How hypervisor rootkits create network connections to exfiltrate data? They don't have access to the underlying OS syscalls, right? Because they are usually programmed with VTx Intel instructions in assembly.
From the paper SubVirt: Implementing malware with virtual machines.
This new type of malware, which we call a virtual-machine based rootkit (VMBR), installs a virtual-machine monitor underneath an existing operating system and hoists the original operating system into a virtual machine.
There are two main approaches for making a suitable running environment for the rootkit:
The first one involves changing the actual operating system and user programs with your elevated authorization and running the VMM (Virtual Machine Monitor) and user/kernel mode component of the rootkit.
The other one is pretty much the same, just using another operating system.
Further, VMBRs support general-purpose malicious services by allowing such services to run in a separate operating system that is protected from the target system.

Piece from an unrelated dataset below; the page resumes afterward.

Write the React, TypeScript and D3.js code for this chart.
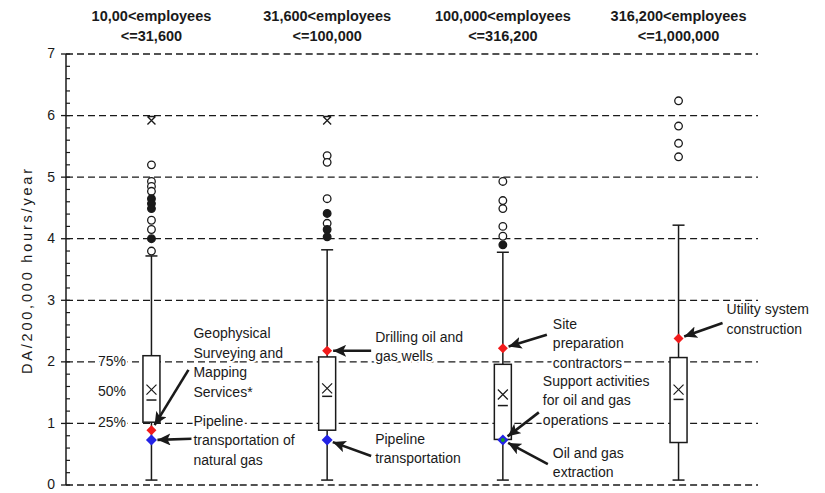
import React, { useEffect, useRef } from 'react';
import * as d3 from 'd3';

// size classes (columns) and their two-line headers
const groups = ["A", "B", "C", "D"];
const headerTop = ["10,00<employees", "31,600<employees", "100,000<employees", "316,200<employees"];
const headerBottom = ["<=31,600", "<=100,000", "<=316,200", "<=1,000,000"];

// box statistics per column (DA / 200,000 hours / year)
const q1 = [1.02, 0.89, 0.74, 0.69];
const q3 = [2.10, 2.08, 1.96, 2.07];
const medians = [1.38, 1.44, 1.29, 1.39];
const means = [1.55, 1.57, 1.47, 1.55];
const whiskerLow = [0.08, 0.08, 0.08, 0.08];
const whiskerHigh = [3.72, 3.82, 3.78, 4.22];

// outliers
const openOutliers = [
  [5.2, 4.93, 4.85, 4.77, 4.30, 4.15, 3.8],
  [5.35, 5.24, 4.65, 4.25],
  [4.93, 4.62, 4.49, 4.2, 4.04],
  [6.24, 5.83, 5.55, 5.33]
];
const filledOutliers = [
  [4.65, 4.57, 4.49, 4.0],
  [4.41, 4.15, 4.03],
  [3.9],
  []
];
const extremes = [5.92, 5.92, null, null];

// highlighted industries
const redPoints = [0.89, 2.18, 2.22, 2.38];
const bluePoints = [0.73, 0.73, 0.73, null];

const yTicks = [0, 1, 2, 3, 4, 5, 6, 7];
const quartileLabels: [string, number][] = [["75%", 2], ["50%", 1.5], ["25%", 1]];

// annotations: text offset from column centre (px) and value of first line,
// arrow start offset (px, value) and which highlighted point it points to
const notes = [
  { col: 0, lines: ["Geophysical", "Surveying and", "Mapping", "Services*"], dx: 42, v: 2.44, from: [37, 1.87], to: "red" },
  { col: 0, lines: ["Pipeline", "transportation of", "natural gas"], dx: 42, v: 1.02, from: [40, 0.75], to: "blue" },
  { col: 1, lines: ["Drilling oil and", "gas wells"], dx: 48, v: 2.39, from: [44, 2.18], to: "red" },
  { col: 1, lines: ["Pipeline", "transportation"], dx: 48, v: 0.73, from: [44, 0.47], to: "blue" },
  { col: 2, lines: ["Site", "preparation", "contractors"], dx: 50, v: 2.60, from: [44, 2.44], to: "red" },
  { col: 2, lines: ["Support activities", "for oil and gas", "operations"], dx: 40, v: 1.67, from: [36, 1.18], to: "blue" },
  { col: 2, lines: ["Oil and gas", "extraction"], dx: 50, v: 0.50, from: [45, 0.34], to: "blue" },
  { col: 3, lines: ["Utility system", "construction"], dx: 48, v: 2.83, from: [44, 2.63], to: "red" }
];

function Chart() {
  const ref = useRef<SVGSVGElement>(null);
  const width = 825;
  const height = 493;

  useEffect(() => {
    const svg = d3.select(ref.current);
    svg.selectAll("*").remove();

    const y = d3.scaleLinear().domain([0, 7]).range([485, 54]);
    const x = d3.scaleBand().domain(groups).range([68, 762]).paddingInner(0.05).paddingOuter(0);
    const cx = (i: number) => (x(groups[i]) as number) + x.bandwidth() / 2;
    const ink = "#1a1a1a";
    const font = "'Liberation Sans', Arial, sans-serif";

    svg.append("defs").append("marker")
      .attr("id", "head")
      .attr("markerUnits", "userSpaceOnUse")
      .attr("markerWidth", 14).attr("markerHeight", 12)
      .attr("refX", 13).attr("refY", 6)
      .attr("orient", "auto")
      .append("path").attr("d", "M0,0 L13,6 L0,12 L3,6 Z").attr("fill", ink);

    // dashed gridlines, one segment per column
    const grid = svg.append("g");
    groups.forEach(g => {
      const x0 = x(g) as number;
      grid.selectAll(null).data(yTicks).join("line")
        .attr("x1", g === groups[0] ? 66 : x0 - 4)
        .attr("x2", x0 + x.bandwidth() + (g === groups[3] ? -4 : 4))
        .attr("y1", d => y(d)).attr("y2", d => y(d))
        .attr("stroke", ink).attr("stroke-width", 1.3)
        .attr("stroke-dasharray", "7 4");
    });

    // y axis
    const ax = svg.append("g");
    ax.append("line").attr("x1", 66).attr("x2", 66).attr("y1", y(0)).attr("y2", y(7))
      .attr("stroke", ink).attr("stroke-width", 1.5);
    ax.selectAll(".minor").data(d3.range(0, 7.01, 0.2)).join("line")
      .attr("x1", 66).attr("x2", 70)
      .attr("y1", d => y(d)).attr("y2", d => y(d))
      .attr("stroke", ink).attr("stroke-width", 1.2);
    ax.selectAll(".major").data(yTicks).join("line")
      .attr("x1", 61).attr("x2", 66)
      .attr("y1", d => y(d)).attr("y2", d => y(d))
      .attr("stroke", ink).attr("stroke-width", 1.3);
    ax.selectAll("text").data(yTicks).join("text")
      .attr("x", 55).attr("y", d => y(d)).attr("dy", "0.32em")
      .attr("text-anchor", "end")
      .attr("font-size", 14).attr("font-family", font).attr("fill", ink)
      .text(d => d);

    svg.append("text")
      .attr("transform", `translate(32,${(y(0) + y(7)) / 2 + 2}) rotate(-90)`)
      .attr("text-anchor", "middle")
      .attr("font-size", 14.5).attr("font-family", font).attr("fill", ink)
      .attr("textLength", 205).attr("lengthAdjust", "spacing")
      .text("DA/200,000 hours/year");

    // headers
    const head = svg.append("g").attr("font-family", font).attr("font-size", 14.5)
      .attr("font-weight", "bold").attr("fill", ink).attr("text-anchor", "middle");
    groups.forEach((g, i) => {
      head.append("text").attr("x", cx(i)).attr("y", 21).text(headerTop[i]);
      head.append("text").attr("x", cx(i)).attr("y", 41).text(headerBottom[i]);
    });

    // text with a white halo so dashes stop behind it
    const halo = (sel: any) => sel
      .attr("font-family", font).attr("font-size", 14).attr("fill", ink)
      .attr("stroke", "white").attr("stroke-width", 4).attr("paint-order", "stroke")
      .attr("dominant-baseline", "middle");

    svg.append("g").selectAll("text").data(quartileLabels).join("text")
      .call(halo)
      .attr("x", 98).attr("y", d => y(d[1]))
      .text(d => d[0]);

    const noteG = svg.append("g");
    notes.forEach(n => {
      n.lines.forEach((l, k) => {
        noteG.append("text").call(halo)
          .attr("x", cx(n.col) + n.dx).attr("y", y(n.v) + k * 19.5)
          .text(l);
      });
    });

    // boxes
    const bw = 17;
    const cap = 12;
    const boxes = svg.append("g").attr("stroke", ink).attr("stroke-width", 1.5);
    groups.forEach((g, i) => {
      const c = cx(i);
      boxes.append("line").attr("x1", c).attr("x2", c).attr("y1", y(whiskerLow[i])).attr("y2", y(q1[i]));
      boxes.append("line").attr("x1", c).attr("x2", c).attr("y1", y(q3[i])).attr("y2", y(whiskerHigh[i]));
      boxes.append("line").attr("x1", c - cap / 2).attr("x2", c + cap / 2).attr("y1", y(whiskerLow[i])).attr("y2", y(whiskerLow[i]));
      boxes.append("line").attr("x1", c - cap / 2).attr("x2", c + cap / 2).attr("y1", y(whiskerHigh[i])).attr("y2", y(whiskerHigh[i]));
      boxes.append("rect").attr("x", c - bw / 2).attr("width", bw)
        .attr("y", y(q3[i])).attr("height", y(q1[i]) - y(q3[i]))
        .attr("fill", "white");
      boxes.append("line").attr("x1", c - 5).attr("x2", c + 5).attr("y1", y(medians[i])).attr("y2", y(medians[i]));
      const m = y(means[i]);
      boxes.append("path").attr("d", `M${c - 5},${m - 5}L${c + 5},${m + 5}M${c - 5},${m + 5}L${c + 5},${m - 5}`)
        .attr("stroke-width", 1.2).attr("fill", "none");

      const e = extremes[i];
      if (e != null) {
        const ey = y(e);
        boxes.append("path").attr("d", `M${c - 4},${ey - 4}L${c + 4},${ey + 4}M${c - 4},${ey + 4}L${c + 4},${ey - 4}M${c - 4},${ey - 4}L${c + 4},${ey - 4}`)
          .attr("stroke-width", 1.3).attr("fill", "none");
      }
      boxes.selectAll(null).data(openOutliers[i]).join("circle")
        .attr("cx", c).attr("cy", d => y(d)).attr("r", 3.8)
        .attr("fill", "white").attr("stroke-width", 1.3);
      boxes.selectAll(null).data(filledOutliers[i]).join("circle")
        .attr("cx", c).attr("cy", d => y(d)).attr("r", 3.8)
        .attr("fill", ink).attr("stroke-width", 1.3);
    });

    // arrows
    const arrows = svg.append("g");
    notes.forEach(n => {
      const v = n.to === "red" ? redPoints[n.col] : bluePoints[n.col];
      if (v == null) return;
      const tx = cx(n.col), ty = y(v);
      const sx = tx + n.from[0], sy = y(n.from[1]);
      const len = Math.hypot(sx - tx, sy - ty);
      const ex = tx + (sx - tx) / len * 6, ey = ty + (sy - ty) / len * 6;
      arrows.append("line")
        .attr("x1", sx).attr("y1", sy).attr("x2", ex).attr("y2", ey)
        .attr("stroke", ink).attr("stroke-width", 2.6)
        .attr("marker-end", "url(#head)");
    });

    // highlighted diamonds
    const dia = (c: number, v: number, r: number) => `M${c},${y(v) - r}L${c + r},${y(v)}L${c},${y(v) + r}L${c - r},${y(v)}Z`;
    const pts = svg.append("g");
    groups.forEach((g, i) => {
      const c = cx(i);
      pts.append("path").attr("d", dia(c, redPoints[i], 5)).attr("fill", "#f21b1b");
      const b = bluePoints[i];
      if (b != null) {
        pts.append("path").attr("d", dia(c, b, 5.5)).attr("fill", "#2323e6");
      }
    });
    // oil and gas extraction sits on the support activities point
    const b3 = bluePoints[2];
    if (b3 != null) pts.append("circle").attr("cx", cx(2)).attr("cy", y(b3)).attr("r", 2).attr("fill", "#12a020");
  }, []);

  return (
    <svg ref={ref} width={width} height={height}
      style={{ position: "absolute", left: 0, top: 0, background: "white" }} />
  );
}

export default function App() {
  return <Chart />;
}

You can use APIs (including the TCP/IP stack and related API) and the hardware abstraction of your new host. It is a little different, but I must say another way is using your own TCP/IP stack:
Delusion comes with its own TCP/IP stack based on lwIP
The Blue Pill-based Delusion backdoor uses its own stack according to the Introducing Blue Pill presentation.
And what about if our new host application need to interact with target OS? For stealing data in the first place.
- Like most of the legit virtualization software you can use agents inside the guest OS.
- Controlling CPU registers makes it easy to implement any hooking techniques.
- The hypervisor also controls the disk and the OS interface to the disk.
This is another topic to discuss, but it is more than enough to control the target OS.